# CHALLENGE:
All entries must be repeated exactly; do not include the pictures.

# PROVIDED INFORMATION:

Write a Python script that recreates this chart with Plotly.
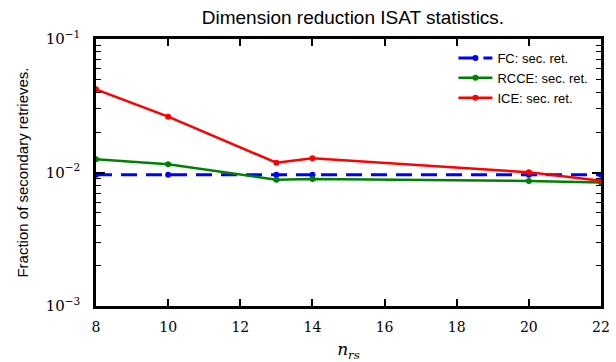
import plotly.graph_objects as go

# Number of reduced species and the fraction of secondary retrieves per method
n_rs = [8, 10, 13, 14, 20, 22]
fc_sec_ret = [0.0096, 0.0096, 0.0096, 0.0096, 0.0096, 0.0096]
rcce_sec_ret = [0.01256, 0.01152, 0.00883, 0.00894, 0.00864, 0.0084]
ice_sec_ret = [0.042, 0.0262, 0.01184, 0.01277, 0.01004, 0.00868]

x_ticks = [8, 10, 12, 14, 16, 18, 20, 22]
y_ticks = [1e-3, 1e-2, 1e-1]
y_ticktext = ["10<sup>\u22123</sup>", "10<sup>\u22122</sup>", "10<sup>\u22121</sup>"]
y_minor = [m * 10 ** e for e in (-3, -2) for m in range(2, 10)]

fig = go.Figure()
fig.add_trace(go.Scatter(
    x=n_rs, y=fc_sec_ret, name="FC: sec. ret.", mode="lines+markers",
    line=dict(color="#0000ff", width=3, dash="16px,9px"),
    marker=dict(size=6, color="#0000ff")))
fig.add_trace(go.Scatter(
    x=n_rs, y=rcce_sec_ret, name="RCCE: sec. ret.", mode="lines+markers",
    line=dict(color="#008000", width=2.5),
    marker=dict(size=6, color="#008000")))
fig.add_trace(go.Scatter(
    x=n_rs, y=ice_sec_ret, name="ICE: sec. ret.", mode="lines+markers",
    line=dict(color="#ff0000", width=2.5),
    marker=dict(size=6, color="#ff0000")))

serif = "DejaVu Serif"
sans = "Liberation Sans"

fig.update_layout(
    width=616, height=362,
    margin=dict(l=96, r=6, t=39, b=56),
    plot_bgcolor="white", paper_bgcolor="white",
    title=dict(text="Dimension reduction ISAT statistics.",
               x=0.573, xanchor="center", y=0.952, yanchor="middle",
               font=dict(family=sans, size=19, color="black")),
    showlegend=True,
    legend=dict(x=0.985, xanchor="right", y=0.985, yanchor="top",
                bgcolor="rgba(0,0,0,0)", font=dict(family=sans, size=13, color="black"),
                itemwidth=34, tracegroupgap=2),
    xaxis=dict(range=[8, 22], tickvals=x_ticks, ticktext=[str(v) for v in x_ticks],
               ticks="inside", ticklen=7, tickwidth=1.5, tickcolor="black",
               ticklabelstandoff=6,
               showline=True, linewidth=2.5, linecolor="black", mirror="ticks",
               showgrid=False, zeroline=False,
               tickfont=dict(family=serif, size=14, color="black"),
               title=dict(text="<i>n</i><sub><i>rs</i></sub>", standoff=10,
                          font=dict(family=serif, size=17, color="black"))),
    yaxis=dict(type="log", range=[-3, -1], tickmode="array", tickvals=y_ticks,
               ticktext=y_ticktext,
               ticks="inside", ticklen=9, tickwidth=1.5, tickcolor="black",
               ticklabelstandoff=10,
               minor=dict(tickmode="array", tickvals=y_minor, ticks="inside",
                          ticklen=5, tickwidth=1.2, tickcolor="black"),
               showline=True, linewidth=2.5, linecolor="black", mirror="ticks",
               showgrid=False, zeroline=False,
               tickfont=dict(family=serif, size=15, color="black"),
               title=dict(text="Fraction of secondary retrieves.", standoff=14,
                          font=dict(family=sans, size=15, color="black"))),
)

fig.write_html("out.html")
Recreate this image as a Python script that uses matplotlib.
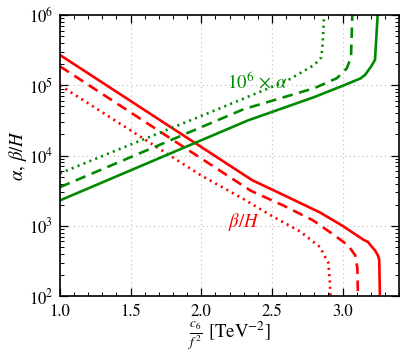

# SOLUTION:
Write a Python script that recreates this chart with Plotly.
import plotly.graph_objects as go

# Number of reduced species and the fraction of secondary retrieves per method
n_rs = [8, 10, 13, 14, 20, 22]
fc_sec_ret = [0.0096, 0.0096, 0.0096, 0.0096, 0.0096, 0.0096]
rcce_sec_ret = [0.01256, 0.01152, 0.00883, 0.00894, 0.00864, 0.0084]
ice_sec_ret = [0.042, 0.0262, 0.01184, 0.01277, 0.01004, 0.00868]

x_ticks = [8, 10, 12, 14, 16, 18, 20, 22]
y_ticks = [1e-3, 1e-2, 1e-1]
y_ticktext = ["10<sup>\u22123</sup>", "10<sup>\u22122</sup>", "10<sup>\u22121</sup>"]
y_minor = [m * 10 ** e for e in (-3, -2) for m in range(2, 10)]

fig = go.Figure()
fig.add_trace(go.Scatter(
    x=n_rs, y=fc_sec_ret, name="FC: sec. ret.", mode="lines+markers",
    line=dict(color="#0000ff", width=3, dash="16px,9px"),
    marker=dict(size=6, color="#0000ff")))
fig.add_trace(go.Scatter(
    x=n_rs, y=rcce_sec_ret, name="RCCE: sec. ret.", mode="lines+markers",
    line=dict(color="#008000", width=2.5),
    marker=dict(size=6, color="#008000")))
fig.add_trace(go.Scatter(
    x=n_rs, y=ice_sec_ret, name="ICE: sec. ret.", mode="lines+markers",
    line=dict(color="#ff0000", width=2.5),
    marker=dict(size=6, color="#ff0000")))

serif = "DejaVu Serif"
sans = "Liberation Sans"

fig.update_layout(
    width=616, height=362,
    margin=dict(l=96, r=6, t=39, b=56),
    plot_bgcolor="white", paper_bgcolor="white",
    title=dict(text="Dimension reduction ISAT statistics.",
               x=0.573, xanchor="center", y=0.952, yanchor="middle",
               font=dict(family=sans, size=19, color="black")),
    showlegend=True,
    legend=dict(x=0.985, xanchor="right", y=0.985, yanchor="top",
                bgcolor="rgba(0,0,0,0)", font=dict(family=sans, size=13, color="black"),
                itemwidth=34, tracegroupgap=2),
    xaxis=dict(range=[8, 22], tickvals=x_ticks, ticktext=[str(v) for v in x_ticks],
               ticks="inside", ticklen=7, tickwidth=1.5, tickcolor="black",
               ticklabelstandoff=6,
               showline=True, linewidth=2.5, linecolor="black", mirror="ticks",
               showgrid=False, zeroline=False,
               tickfont=dict(family=serif, size=14, color="black"),
               title=dict(text="<i>n</i><sub><i>rs</i></sub>", standoff=10,
                          font=dict(family=serif, size=17, color="black"))),
    yaxis=dict(type="log", range=[-3, -1], tickmode="array", tickvals=y_ticks,
               ticktext=y_ticktext,
               ticks="inside", ticklen=9, tickwidth=1.5, tickcolor="black",
               ticklabelstandoff=10,
               minor=dict(tickmode="array", tickvals=y_minor, ticks="inside",
                          ticklen=5, tickwidth=1.2, tickcolor="black"),
               showline=True, linewidth=2.5, linecolor="black", mirror="ticks",
               showgrid=False, zeroline=False,
               tickfont=dict(family=serif, size=15, color="black"),
               title=dict(text="Fraction of secondary retrieves.", standoff=14,
                          font=dict(family=sans, size=15, color="black"))),
)

fig.write_html("out.html")
Recreate this image as a Python script that uses matplotlib.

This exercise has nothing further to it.